>> Begin EXCERPTED RECORDS
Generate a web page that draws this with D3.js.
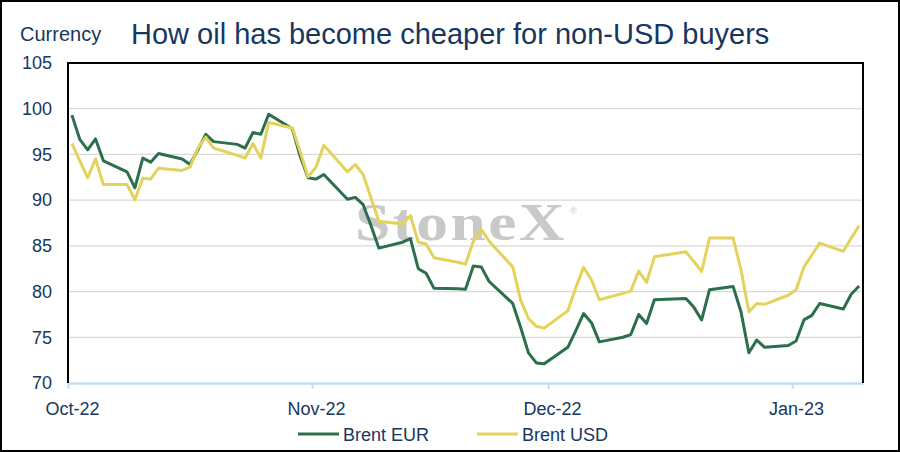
<!DOCTYPE html>
<html>
<head>
<meta charset="utf-8">
<script src="https://cdn.jsdelivr.net/npm/d3@7"></script>
<style>
  body { margin: 0; background: #fff; }
  svg { display: block; font-family: "Liberation Sans", Arial, sans-serif; }
</style>
</head>
<body>
<div id="chart"></div>
<script>
// Data
const dates = [
  "2022-10-10", "2022-10-11", "2022-10-12", "2022-10-13", "2022-10-14",
  "2022-10-17", "2022-10-18", "2022-10-19", "2022-10-20", "2022-10-21",
  "2022-10-24", "2022-10-25", "2022-10-26", "2022-10-27", "2022-10-28",
  "2022-10-31",
  "2022-11-01", "2022-11-02", "2022-11-03", "2022-11-04",
  "2022-11-07", "2022-11-08", "2022-11-09", "2022-11-10", "2022-11-11",
  "2022-11-14", "2022-11-15", "2022-11-16", "2022-11-17", "2022-11-18",
  "2022-11-21", "2022-11-22", "2022-11-23", "2022-11-24", "2022-11-25",
  "2022-11-28", "2022-11-29", "2022-11-30",
  "2022-12-01", "2022-12-02",
  "2022-12-05", "2022-12-06", "2022-12-07", "2022-12-08", "2022-12-09",
  "2022-12-12", "2022-12-13", "2022-12-14", "2022-12-15", "2022-12-16",
  "2022-12-19", "2022-12-20", "2022-12-21", "2022-12-22", "2022-12-23",
  "2022-12-27", "2022-12-28", "2022-12-29", "2022-12-30",
  "2023-01-02", "2023-01-03", "2023-01-04", "2023-01-05", "2023-01-06",
  "2023-01-09", "2023-01-10", "2023-01-11", "2023-01-12", "2023-01-13",
  "2023-01-16", "2023-01-17", "2023-01-18",
];

const brentEur = [
  99.3, 96.65, 95.5, 96.7, 94.3, 93.1, 91.35, 94.6, 94.15, 95.1,
  94.5, 93.9, 95.5, 97.2, 96.4, 96.1,
  95.7, 97.4, 97.2, 99.4, 97.8, 94.8, 92.45, 92.3, 92.8, 90.1,
  90.3, 89.5, 87.2, 84.75, 85.4, 85.8, 82.5, 82.0, 80.35, 80.3,
  80.25, 82.8,
  82.7, 81.1, 78.7, 76.1, 73.3, 72.2, 72.1, 73.9, 75.7, 77.6,
  76.6, 74.5, 75.0, 75.3, 77.5, 76.5, 79.1, 79.25, 78.3, 76.9, 80.2,
  80.55, 77.8, 73.3, 74.7, 73.9, 74.1, 74.6, 76.9, 77.4, 78.7,
  78.1, 79.7, 80.6,
];

const brentUsd = [
  96.2, 94.3, 92.45, 94.5, 91.7, 91.7, 90.05, 92.4, 92.3, 93.5,
  93.25, 93.6, 95.7, 96.9, 95.7, 94.9,
  94.6, 96.2, 94.6, 98.5, 97.9, 95.3, 92.55, 93.6, 96.0, 93.1,
  93.9, 92.8, 90.2, 87.7, 87.4, 88.3, 85.4, 85.2, 83.7, 83.2,
  83.0, 85.5,
  86.8, 85.5, 82.7, 79.1, 77.05, 76.2, 76.0, 77.9, 80.4, 82.65,
  81.3, 79.1, 79.8, 80.05, 82.25, 81.0, 83.8, 84.35, 83.3, 82.2, 85.85,
  85.85, 82.4, 77.8, 78.7, 78.6, 79.6, 80.2, 82.7, 84.0, 85.3,
  84.4, 85.85, 87.2,
];

const yTicks = [70, 75, 80, 85, 90, 95, 100, 105];
const xTickDates = ["2022-10-10", "2022-11-10", "2022-12-10", "2023-01-10"];
const xDomain = ["2022-10-10", "2023-01-19"];

const series = [
  { name: "Brent EUR", values: brentEur, color: "#2b6f4c" },
  { name: "Brent USD", values: brentUsd, color: "#e3d35a" },
];

// Layout
const width = 900;
const height = 452;
const margin = { top: 63, right: 37, bottom: 69, left: 68 };
const navy = "#17375e";

const parse = d3.timeParse("%Y-%m-%d");

const svg = d3
  .select("#chart")
  .append("svg")
  .attr("width", width)
  .attr("height", height);

svg
  .append("rect")
  .attr("x", 1)
  .attr("y", 1)
  .attr("width", width - 2)
  .attr("height", height - 2)
  .attr("fill", "#fff")
  .attr("stroke", "#000")
  .attr("stroke-width", 2);

const x = d3
  .scaleTime()
  .domain(xDomain.map(parse))
  .range([margin.left, width - margin.right]);

const y = d3
  .scaleLinear()
  .domain([70, 105])
  .range([height - margin.bottom, margin.top]);

// points sit in the middle of each day slot
const mid = (d) => d3.timeHour.offset(parse(d), 12);
const halfDay = x(mid(xDomain[0])) - x(parse(xDomain[0]));

// Gridlines
svg
  .append("g")
  .selectAll("line")
  .data(yTicks.filter((t) => t > 70 && t < 105))
  .enter()
  .append("line")
  .attr("x1", margin.left)
  .attr("x2", width - margin.right)
  .attr("y1", (d) => y(d))
  .attr("y2", (d) => y(d))
  .attr("stroke", "#d9d9d9")
  .attr("stroke-width", 1.2);

// Watermark
const wm = svg.append("g").attr("fill", "#c9c9c9");
wm.append("text")
  .attr("transform", "translate(355,240) scale(1.22,1)")
  .attr("font-family", "'Liberation Serif', 'Times New Roman', serif")
  .attr("font-weight", "bold")
  .attr("font-size", 52)
  .attr("letter-spacing", 2)
  .text("StoneX");
wm.append("text")
  .attr("x", 570)
  .attr("y", 214)
  .attr("font-size", 9)
  .text("®");

// Y axis labels
const yAxis = svg
  .append("g")
  .attr("transform", `translate(${margin.left},0)`)
  .call(d3.axisLeft(y).tickValues(yTicks).tickSize(0).tickPadding(16));
yAxis.select(".domain").remove();
yAxis
  .selectAll("text")
  .attr("fill", navy)
  .attr("font-size", 18)
  .attr("font-family", "'Liberation Sans', Arial, sans-serif");

// X axis
const xAxis = svg
  .append("g")
  .attr("transform", `translate(0,${height - margin.bottom})`)
  .call(
    d3
      .axisBottom(x)
      .tickValues(xTickDates.map(parse))
      .tickFormat(d3.timeFormat("%b-%y"))
      .tickSize(6)
      .tickSizeOuter(0)
      .tickPadding(13),
  );
xAxis.select(".domain").attr("stroke", "#c5dcf2").attr("stroke-width", 2.5);
xAxis.selectAll(".tick line").attr("stroke", "#c5dcf2").attr("stroke-width", 2);
xAxis
  .selectAll("text")
  .attr("dx", halfDay)
  .attr("fill", navy)
  .attr("font-size", 18)
  .attr("font-family", "'Liberation Sans', Arial, sans-serif");

// Plot frame (left, top, right)
svg
  .append("path")
  .attr(
    "d",
    `M${margin.left},${height - margin.bottom}V${margin.top}H${width - margin.right}V${height - margin.bottom}`,
  )
  .attr("fill", "none")
  .attr("stroke", "#000")
  .attr("stroke-width", 2);

// Lines
const line = d3
  .line()
  .x((d) => x(d.date))
  .y((d) => y(d.value));

series.forEach((s) => {
  const pts = dates.map((d, i) => ({ date: mid(d), value: s.values[i] }));
  svg
    .append("path")
    .datum(pts)
    .attr("d", line)
    .attr("fill", "none")
    .attr("stroke", s.color)
    .attr("stroke-width", 3)
    .attr("stroke-linejoin", "round");
});

// Titles
svg
  .append("text")
  .attr("x", 20)
  .attr("y", 41)
  .attr("fill", navy)
  .attr("font-size", 20)
  .text("Currency");

svg
  .append("text")
  .attr("x", 131)
  .attr("y", 44)
  .attr("fill", navy)
  .attr("font-size", 29)
  .text("How oil has become cheaper for non-USD buyers");

// Legend
const legendPos = [298, 477];
const legend = svg
  .append("g")
  .selectAll("g")
  .data(series)
  .enter()
  .append("g")
  .attr("transform", (d, i) => `translate(${legendPos[i]},434)`);

legend
  .append("line")
  .attr("x1", 0)
  .attr("x2", 41)
  .attr("stroke", (d) => d.color)
  .attr("stroke-width", 3);

legend
  .append("text")
  .attr("x", 45)
  .attr("y", 7)
  .attr("fill", navy)
  .attr("font-size", 18)
  .text((d) => d.name);
</script>
</body>
</html>
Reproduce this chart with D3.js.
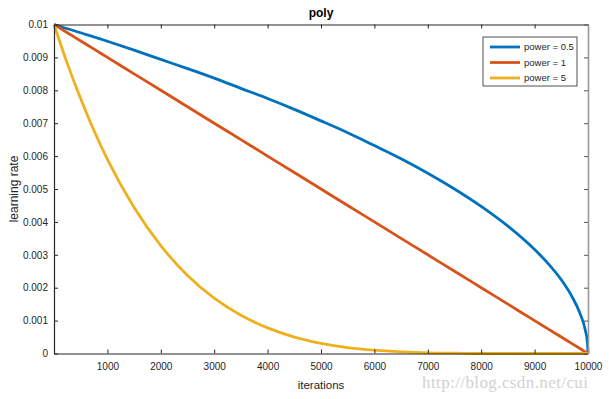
<!DOCTYPE html>
<html>
<head>
<meta charset="utf-8">
<script src="https://cdn.jsdelivr.net/npm/d3@7"></script>
<style>
  body { margin: 0; background: #fff; }
  text { font-family: 'Liberation Sans', Arial, sans-serif; }
</style>
</head>
<body>
<div id="chart"></div>
<script>
// values
const iterations = [0, 250, 500, 750, 1000, 1500, 2000, 2500, 3000, 3500, 4000, 4500, 5000, 5500,
  6000, 6500, 7000, 7500, 8000, 8500, 9000, 9250, 9500, 9700, 9850, 9950, 9990, 10000];
const power05 = [0.01, 0.00987, 0.00975, 0.00962, 0.00949, 0.00922, 0.00894, 0.00866, 0.00837, 0.00806,
  0.00775, 0.00742, 0.00707, 0.00671, 0.00632, 0.00592, 0.00548, 0.005, 0.00447, 0.00387, 0.00316,
  0.00274, 0.00224, 0.00173, 0.00122, 0.00071, 0.00032, 0];
const power1 = [0.01, 0.00975, 0.0095, 0.00925, 0.009, 0.0085, 0.008, 0.0075, 0.007, 0.0065, 0.006,
  0.0055, 0.005, 0.0045, 0.004, 0.0035, 0.003, 0.0025, 0.002, 0.0015, 0.001, 0.00075, 0.0005, 0.0003,
  0.00015, 0.00005, 0.00001, 0];
const power5 = [0.01, 0.00881, 0.00774, 0.00677, 0.0059, 0.00444, 0.00328, 0.00237, 0.00168, 0.00116,
  0.00078, 0.0005, 0.00031, 0.00018, 0.0001, 0.00005, 0.00002, 0.00001, 0, 0, 0, 0, 0, 0, 0, 0, 0, 0];
const seriesNames = ['power = 0.5', 'power = 1', 'power = 5'];
const xTicks = [1000, 2000, 3000, 4000, 5000, 6000, 7000, 8000, 9000, 10000];
const yTicks = [0, 0.001, 0.002, 0.003, 0.004, 0.005, 0.006, 0.007, 0.008, 0.009, 0.01];

const width = 609;
const height = 399;
const margin = { top: 24.5, right: 21, bottom: 45.5, left: 54 };
const colors = ['#0072BD', '#D95319', '#EDB120'];

const series = [power05, power1, power5].map((vals, i) => ({
  name: seriesNames[i],
  color: colors[i],
  points: iterations.map((x, j) => [x, vals[j]]),
}));

const x = d3.scaleLinear().domain([0, 10000]).range([margin.left, width - margin.right]);
const y = d3.scaleLinear().domain([0, 0.01]).range([height - margin.bottom, margin.top]);

const svg = d3.select('#chart').append('svg')
  .attr('width', width)
  .attr('height', height)
  .style('display', 'block');

const line = d3.line()
  .x((d) => x(d[0]))
  .y((d) => y(d[1]))
  .curve(d3.curveMonotoneX);

// curves
svg.append('g')
  .selectAll('path')
  .data(series)
  .join('path')
  .attr('fill', 'none')
  .attr('stroke', (d) => d.color)
  .attr('stroke-width', 2.8)
  .attr('d', (d) => line(d.points));

// axes (matlab style, ticks inward, box on)
const axisColor = '#262626';
const xAxisBottom = svg.append('g')
  .attr('transform', `translate(0,${height - margin.bottom})`)
  .call(d3.axisBottom(x).tickValues(xTicks).tickFormat(d3.format('d')).tickSizeInner(-4).tickSizeOuter(0).tickPadding(9));
const yAxisLeft = svg.append('g')
  .attr('transform', `translate(${margin.left},0)`)
  .call(d3.axisLeft(y).tickValues(yTicks).tickFormat(d3.format('~g')).tickSizeInner(-4).tickSizeOuter(0).tickPadding(6));
const xAxisTop = svg.append('g')
  .attr('transform', `translate(0,${margin.top})`)
  .call(d3.axisTop(x).tickValues(xTicks).tickSizeInner(-4).tickSizeOuter(0).tickFormat(''));
const yAxisRight = svg.append('g')
  .attr('transform', `translate(${width - margin.right},0)`)
  .call(d3.axisRight(y).tickValues(yTicks).tickSizeInner(-4).tickSizeOuter(0).tickFormat(''));

[xAxisBottom, yAxisLeft, xAxisTop].forEach((g) => {
  g.select('.domain').attr('stroke', axisColor).attr('stroke-width', 1.2);
  g.selectAll('.tick line').attr('stroke', axisColor);
  g.selectAll('.tick text').attr('fill', '#262626').style('font-size', '10px')
    .style('font-family', "'Liberation Sans', Arial, sans-serif");
});
yAxisRight.select('.domain').attr('stroke', '#999').attr('stroke-width', 1.6);
yAxisRight.selectAll('.tick line').attr('stroke', '#555');

// title and axis labels
svg.append('text')
  .attr('x', (margin.left + width - margin.right) / 2)
  .attr('y', 17)
  .attr('text-anchor', 'middle')
  .style('font-size', '12px')
  .style('font-weight', 'bold')
  .attr('fill', '#000')
  .text('poly');

svg.append('text')
  .attr('x', (margin.left + width - margin.right) / 2)
  .attr('y', 389)
  .attr('text-anchor', 'middle')
  .style('font-size', '11.5px')
  .attr('fill', '#262626')
  .text('iterations');

svg.append('text')
  .attr('transform', `translate(18,${(margin.top + height - margin.bottom) / 2}) rotate(-90)`)
  .attr('text-anchor', 'middle')
  .style('font-size', '12px')
  .attr('fill', '#262626')
  .text('learning rate');

// legend
const legend = svg.append('g').attr('transform', 'translate(483,37)');
legend.append('rect')
  .attr('width', 94)
  .attr('height', 49)
  .attr('fill', '#fff')
  .attr('stroke', axisColor)
  .attr('stroke-width', 0.8);
const item = legend.selectAll('g')
  .data(series)
  .join('g')
  .attr('transform', (d, i) => `translate(0,${10 + i * 15.5})`);
item.append('line')
  .attr('x1', 7)
  .attr('x2', 37)
  .attr('stroke', (d) => d.color)
  .attr('stroke-width', 2.8);
item.append('text')
  .attr('x', 41)
  .attr('dy', '0.35em')
  .style('font-size', '9.5px')
  .attr('fill', '#262626')
  .text((d) => d.name);

// watermark from the source image
svg.append('text')
  .attr('x', 422)
  .attr('y', 388)
  .style('font-family', "'Liberation Serif', serif")
  .style('font-size', '17px')
  .style('letter-spacing', '0.4px')
  .attr('fill', '#d2d2d2')
  .text('http://blog.csdn.net/cui');
</script>
</body>
</html>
>> End EXCERPTED RECORDS
■ **OBJECTIVE**
Provide solely the number of lines in the data that include the word "with".

■ **WRITTEN RESPONSE**
2